What does everyone think about putting a Texel ram on some suffolk ewes! I've been looking around and it seems that this cross will produce some nice market lambs with the Texel's carcass but a bit more size from the suffolk! Has anyone ever experimented with the cross before? Thanks


----------



## rainbowshades (Sep 26, 2005)

Hi,

I have Chester who is a Texel 75%/tunis 25% cross breed my suffolk ewes the last 2 years. I like the results. The babies not quite as tall as the moms but definitely stockier. The weight gain (last year when I fed corn - my six months boys ranged from 80-110 lbs. This year because they have been grass-fed, I am seeing them alittle smaller (also born later in March instead of February), I am seeing weights in 50-60 lbs. 

I will probably take my direct market lambs and finish them up with 30-60 days of corn in a week or two. 

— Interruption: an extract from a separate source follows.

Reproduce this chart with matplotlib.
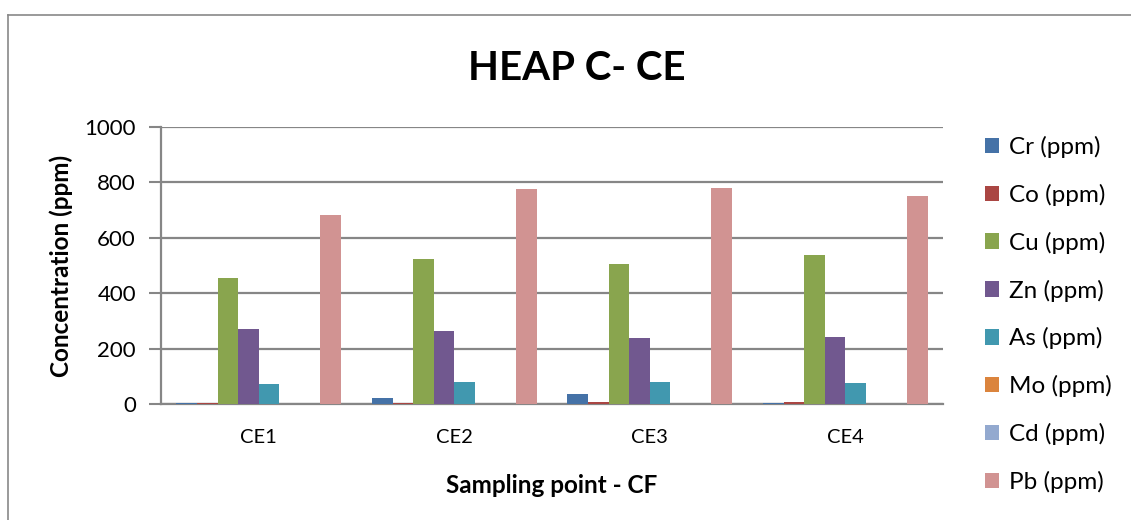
import matplotlib
matplotlib.use("Agg")
import matplotlib.pyplot as plt
import numpy as np
from matplotlib.lines import Line2D
from matplotlib.patches import Patch

plt.rcParams['font.family'] = ['Lato', 'DejaVu Sans']

categories = ["CE1", "CE2", "CE3", "CE4"]
series_names = ["Cr (ppm)", "Co (ppm)", "Cu (ppm)", "Zn (ppm)",
                "As (ppm)", "Mo (ppm)", "Cd (ppm)", "Pb (ppm)"]
cr = [4, 24, 35, 4]
co = [6, 6, 7, 7]
cu = [455, 522, 505, 537]
zn = [270, 263, 239, 241]
as_ = [72, 80, 81, 78]
mo = [1.5, 1.5, 1.5, 1.5]
cd = [0.5, 0.5, 0.5, 0.5]
pb = [682, 775, 779, 751]
series_values = [cr, co, cu, zn, as_, mo, cd, pb]
colors = ["#4572A7", "#AA4643", "#89A54E", "#71588F",
          "#4198AF", "#DB843D", "#93A9CF", "#D19392"]

fig = plt.figure(figsize=(11.31, 5.2), dpi=100)
ax = fig.add_axes([161 / 1131, 1 - 404.2 / 520, (943 - 161) / 1131, (404.2 - 126.7) / 520])

n = len(series_names)
w = 1.0 / (n + 1.5)
x = np.arange(len(categories))
for i, (vals, c) in enumerate(zip(series_values, colors)):
    ax.bar(x + (i - (n - 1) / 2) * w, vals, width=w, color=c,
           edgecolor="none", zorder=3)

ax.set_xlim(-0.5, len(categories) - 0.5)
ax.set_ylim(0, 1000)
ax.set_yticks(np.arange(0, 1001, 200))
ax.set_xticks(x)
ax.set_xticklabels(categories, fontsize=14.5)
ax.tick_params(axis='x', length=0, pad=18)
ax.tick_params(axis='y', length=9, width=1.5, color="#868686", labelsize=16, pad=9)
ax.grid(axis='y', color="#868686", linewidth=1.6, zorder=0)
for s in ["top", "right"]:
    ax.spines[s].set_visible(False)
for s in ["left", "bottom"]:
    ax.spines[s].set_color("#868686")
    ax.spines[s].set_linewidth(1.6)

ax.set_xlabel("Sampling point - CF", fontsize=17.5, fontweight="bold", labelpad=20)
ax.set_ylabel("Concentration (ppm)", fontsize=17.5, fontweight="bold", labelpad=8)
fig.text(577 / 1131, 1 - 68 / 520, "HEAP C- CE", fontsize=29, fontweight="bold",
         ha="center", va="center")

handles = [Patch(facecolor=c, edgecolor="none") for c in colors]
fig.legend(handles, series_names, loc="upper left",
           bbox_to_anchor=(963 / 1131, 1 - 114 / 520), frameon=False,
           fontsize=17.5, handlelength=0.6, handleheight=0.6,
           handletextpad=0.4, labelspacing=1.06)

# chart frame
fig.add_artist(Line2D([8 / 1131, 8 / 1131], [0, 1 - 15 / 520], color="#898989",
                      linewidth=1.2, transform=fig.transFigure))
fig.add_artist(Line2D([8 / 1131, 1], [1 - 15 / 520, 1 - 15 / 520], color="#898989",
                      linewidth=1.2, transform=fig.transFigure))

fig.savefig("out.png", dpi=100)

Twins are 8-10 lbs, Singles run about 15 lbs.

jan


----------



## Roboat (Aug 24, 2008)

Thanks! 
I've decided to try the Texel ram this year on half of my ewes and see if I like it!


----------



## ONThorsegirl (Apr 2, 2005)

Ths suffolk Texel Cross produces a great Market lamb, I have seen several shown at many of the fairs I have shown at or watched muscled market lamb...I would give it a try. as long as you got good suffolk ewes I'm sure they would be fine but Texels are known to have big lambs. some times with difficulty, you should be fine though if your ewes are big.

Melissa


----------



## Roboat (Aug 24, 2008)

I've got big ewes that usually average 15 pound lambs at birth so I think they can handle it! I'm really excited to see what I get from this cross! Thanks!


----------